[Charts and diagrams as code]
══════════

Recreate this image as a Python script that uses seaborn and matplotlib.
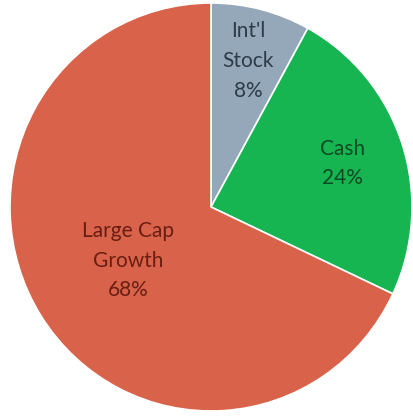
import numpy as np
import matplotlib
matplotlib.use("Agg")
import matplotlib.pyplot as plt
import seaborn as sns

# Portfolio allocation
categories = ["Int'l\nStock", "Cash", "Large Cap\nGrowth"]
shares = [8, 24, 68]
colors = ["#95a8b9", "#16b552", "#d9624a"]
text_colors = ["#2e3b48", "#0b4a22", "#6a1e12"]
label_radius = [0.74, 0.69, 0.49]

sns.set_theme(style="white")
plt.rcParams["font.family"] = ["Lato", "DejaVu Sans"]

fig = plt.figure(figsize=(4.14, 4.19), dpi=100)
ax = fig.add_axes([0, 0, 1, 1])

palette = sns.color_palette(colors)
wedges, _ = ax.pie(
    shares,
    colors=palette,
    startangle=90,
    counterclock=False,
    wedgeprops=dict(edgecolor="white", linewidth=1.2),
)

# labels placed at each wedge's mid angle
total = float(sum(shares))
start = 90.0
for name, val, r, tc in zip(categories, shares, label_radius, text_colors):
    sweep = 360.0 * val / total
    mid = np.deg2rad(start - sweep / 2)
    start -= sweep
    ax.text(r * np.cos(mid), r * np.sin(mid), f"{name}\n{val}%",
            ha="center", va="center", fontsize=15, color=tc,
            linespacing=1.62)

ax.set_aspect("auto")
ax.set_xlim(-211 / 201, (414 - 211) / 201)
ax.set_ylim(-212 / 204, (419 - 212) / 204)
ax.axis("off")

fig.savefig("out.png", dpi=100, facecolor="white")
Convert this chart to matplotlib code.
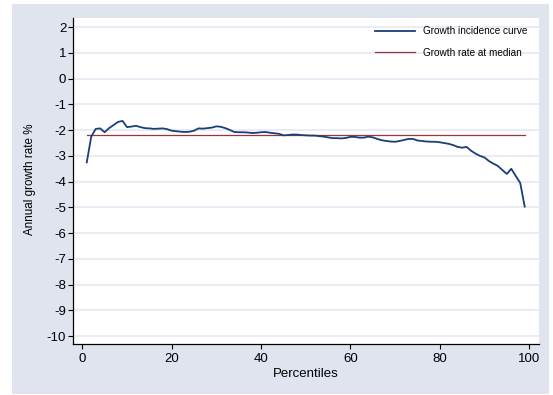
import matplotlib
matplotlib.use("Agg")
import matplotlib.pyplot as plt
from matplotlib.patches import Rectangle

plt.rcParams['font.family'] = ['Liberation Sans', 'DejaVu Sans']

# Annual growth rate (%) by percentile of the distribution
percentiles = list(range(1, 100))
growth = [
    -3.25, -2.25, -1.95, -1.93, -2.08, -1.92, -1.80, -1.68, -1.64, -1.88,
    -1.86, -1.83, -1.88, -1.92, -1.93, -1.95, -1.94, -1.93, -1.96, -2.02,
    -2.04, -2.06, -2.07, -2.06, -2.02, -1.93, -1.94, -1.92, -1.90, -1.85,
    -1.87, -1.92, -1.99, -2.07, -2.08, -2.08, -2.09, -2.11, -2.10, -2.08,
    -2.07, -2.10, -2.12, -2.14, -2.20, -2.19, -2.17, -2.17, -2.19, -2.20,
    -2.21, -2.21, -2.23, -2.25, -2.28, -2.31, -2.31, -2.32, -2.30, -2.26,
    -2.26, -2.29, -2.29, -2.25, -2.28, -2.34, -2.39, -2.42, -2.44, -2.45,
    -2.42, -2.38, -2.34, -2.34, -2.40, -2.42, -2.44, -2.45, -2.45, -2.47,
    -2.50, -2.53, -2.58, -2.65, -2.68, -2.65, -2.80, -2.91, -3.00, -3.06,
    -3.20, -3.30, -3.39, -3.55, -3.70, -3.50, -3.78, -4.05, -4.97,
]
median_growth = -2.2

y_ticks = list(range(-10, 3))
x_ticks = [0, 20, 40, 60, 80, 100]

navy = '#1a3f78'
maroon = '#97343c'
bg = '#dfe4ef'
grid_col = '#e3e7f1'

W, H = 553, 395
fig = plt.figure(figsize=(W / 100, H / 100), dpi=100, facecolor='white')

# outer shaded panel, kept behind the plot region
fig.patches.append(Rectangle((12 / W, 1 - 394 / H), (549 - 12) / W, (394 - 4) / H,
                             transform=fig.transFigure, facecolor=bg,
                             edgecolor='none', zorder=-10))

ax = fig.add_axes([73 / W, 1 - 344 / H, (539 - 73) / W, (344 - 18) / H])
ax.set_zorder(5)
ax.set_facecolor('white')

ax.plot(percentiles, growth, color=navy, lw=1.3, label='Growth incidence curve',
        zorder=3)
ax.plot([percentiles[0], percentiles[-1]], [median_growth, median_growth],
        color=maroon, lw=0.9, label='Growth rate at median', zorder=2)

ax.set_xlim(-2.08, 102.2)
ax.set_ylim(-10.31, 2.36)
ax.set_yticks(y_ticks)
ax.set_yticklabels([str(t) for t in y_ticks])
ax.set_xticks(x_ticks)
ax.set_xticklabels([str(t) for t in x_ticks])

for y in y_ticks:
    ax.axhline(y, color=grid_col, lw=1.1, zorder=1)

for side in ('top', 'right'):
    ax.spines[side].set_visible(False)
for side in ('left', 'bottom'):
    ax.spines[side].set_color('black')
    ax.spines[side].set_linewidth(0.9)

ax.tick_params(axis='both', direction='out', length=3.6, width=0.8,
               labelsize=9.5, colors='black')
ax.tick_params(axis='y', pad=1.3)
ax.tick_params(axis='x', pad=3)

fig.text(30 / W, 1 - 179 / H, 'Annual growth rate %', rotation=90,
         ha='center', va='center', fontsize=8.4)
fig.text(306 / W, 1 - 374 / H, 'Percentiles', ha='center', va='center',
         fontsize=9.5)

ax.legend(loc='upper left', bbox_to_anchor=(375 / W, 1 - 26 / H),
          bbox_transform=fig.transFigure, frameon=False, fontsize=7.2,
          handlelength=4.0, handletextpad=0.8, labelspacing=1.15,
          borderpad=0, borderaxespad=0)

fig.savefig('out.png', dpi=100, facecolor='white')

══════════

→ EXERCISE GOAL: Give back every line exactly as it stands, pictures excluded.

→ SOLUTION TO THIS TASK:
Recreate this image as a Python script that uses seaborn and matplotlib.
import numpy as np
import matplotlib
matplotlib.use("Agg")
import matplotlib.pyplot as plt
import seaborn as sns

# Portfolio allocation
categories = ["Int'l\nStock", "Cash", "Large Cap\nGrowth"]
shares = [8, 24, 68]
colors = ["#95a8b9", "#16b552", "#d9624a"]
text_colors = ["#2e3b48", "#0b4a22", "#6a1e12"]
label_radius = [0.74, 0.69, 0.49]

sns.set_theme(style="white")
plt.rcParams["font.family"] = ["Lato", "DejaVu Sans"]

fig = plt.figure(figsize=(4.14, 4.19), dpi=100)
ax = fig.add_axes([0, 0, 1, 1])

palette = sns.color_palette(colors)
wedges, _ = ax.pie(
    shares,
    colors=palette,
    startangle=90,
    counterclock=False,
    wedgeprops=dict(edgecolor="white", linewidth=1.2),
)

# labels placed at each wedge's mid angle
total = float(sum(shares))
start = 90.0
for name, val, r, tc in zip(categories, shares, label_radius, text_colors):
    sweep = 360.0 * val / total
    mid = np.deg2rad(start - sweep / 2)
    start -= sweep
    ax.text(r * np.cos(mid), r * np.sin(mid), f"{name}\n{val}%",
            ha="center", va="center", fontsize=15, color=tc,
            linespacing=1.62)

ax.set_aspect("auto")
ax.set_xlim(-211 / 201, (414 - 211) / 201)
ax.set_ylim(-212 / 204, (419 - 212) / 204)
ax.axis("off")

fig.savefig("out.png", dpi=100, facecolor="white")
Convert this chart to matplotlib code.
import matplotlib
matplotlib.use("Agg")
import matplotlib.pyplot as plt
from matplotlib.patches import Rectangle

plt.rcParams['font.family'] = ['Liberation Sans', 'DejaVu Sans']

# Annual growth rate (%) by percentile of the distribution
percentiles = list(range(1, 100))
growth = [
    -3.25, -2.25, -1.95, -1.93, -2.08, -1.92, -1.80, -1.68, -1.64, -1.88,
    -1.86, -1.83, -1.88, -1.92, -1.93, -1.95, -1.94, -1.93, -1.96, -2.02,
    -2.04, -2.06, -2.07, -2.06, -2.02, -1.93, -1.94, -1.92, -1.90, -1.85,
    -1.87, -1.92, -1.99, -2.07, -2.08, -2.08, -2.09, -2.11, -2.10, -2.08,
    -2.07, -2.10, -2.12, -2.14, -2.20, -2.19, -2.17, -2.17, -2.19, -2.20,
    -2.21, -2.21, -2.23, -2.25, -2.28, -2.31, -2.31, -2.32, -2.30, -2.26,
    -2.26, -2.29, -2.29, -2.25, -2.28, -2.34, -2.39, -2.42, -2.44, -2.45,
    -2.42, -2.38, -2.34, -2.34, -2.40, -2.42, -2.44, -2.45, -2.45, -2.47,
    -2.50, -2.53, -2.58, -2.65, -2.68, -2.65, -2.80, -2.91, -3.00, -3.06,
    -3.20, -3.30, -3.39, -3.55, -3.70, -3.50, -3.78, -4.05, -4.97,
]
median_growth = -2.2

y_ticks = list(range(-10, 3))
x_ticks = [0, 20, 40, 60, 80, 100]

navy = '#1a3f78'
maroon = '#97343c'
bg = '#dfe4ef'
grid_col = '#e3e7f1'

W, H = 553, 395
fig = plt.figure(figsize=(W / 100, H / 100), dpi=100, facecolor='white')

# outer shaded panel, kept behind the plot region
fig.patches.append(Rectangle((12 / W, 1 - 394 / H), (549 - 12) / W, (394 - 4) / H,
                             transform=fig.transFigure, facecolor=bg,
                             edgecolor='none', zorder=-10))

ax = fig.add_axes([73 / W, 1 - 344 / H, (539 - 73) / W, (344 - 18) / H])
ax.set_zorder(5)
ax.set_facecolor('white')

ax.plot(percentiles, growth, color=navy, lw=1.3, label='Growth incidence curve',
        zorder=3)
ax.plot([percentiles[0], percentiles[-1]], [median_growth, median_growth],
        color=maroon, lw=0.9, label='Growth rate at median', zorder=2)

ax.set_xlim(-2.08, 102.2)
ax.set_ylim(-10.31, 2.36)
ax.set_yticks(y_ticks)
ax.set_yticklabels([str(t) for t in y_ticks])
ax.set_xticks(x_ticks)
ax.set_xticklabels([str(t) for t in x_ticks])

for y in y_ticks:
    ax.axhline(y, color=grid_col, lw=1.1, zorder=1)

for side in ('top', 'right'):
    ax.spines[side].set_visible(False)
for side in ('left', 'bottom'):
    ax.spines[side].set_color('black')
    ax.spines[side].set_linewidth(0.9)

ax.tick_params(axis='both', direction='out', length=3.6, width=0.8,
               labelsize=9.5, colors='black')
ax.tick_params(axis='y', pad=1.3)
ax.tick_params(axis='x', pad=3)

fig.text(30 / W, 1 - 179 / H, 'Annual growth rate %', rotation=90,
         ha='center', va='center', fontsize=8.4)
fig.text(306 / W, 1 - 374 / H, 'Percentiles', ha='center', va='center',
         fontsize=9.5)

ax.legend(loc='upper left', bbox_to_anchor=(375 / W, 1 - 26 / H),
          bbox_transform=fig.transFigure, frameon=False, fontsize=7.2,
          handlelength=4.0, handletextpad=0.8, labelspacing=1.15,
          borderpad=0, borderaxespad=0)

fig.savefig('out.png', dpi=100, facecolor='white')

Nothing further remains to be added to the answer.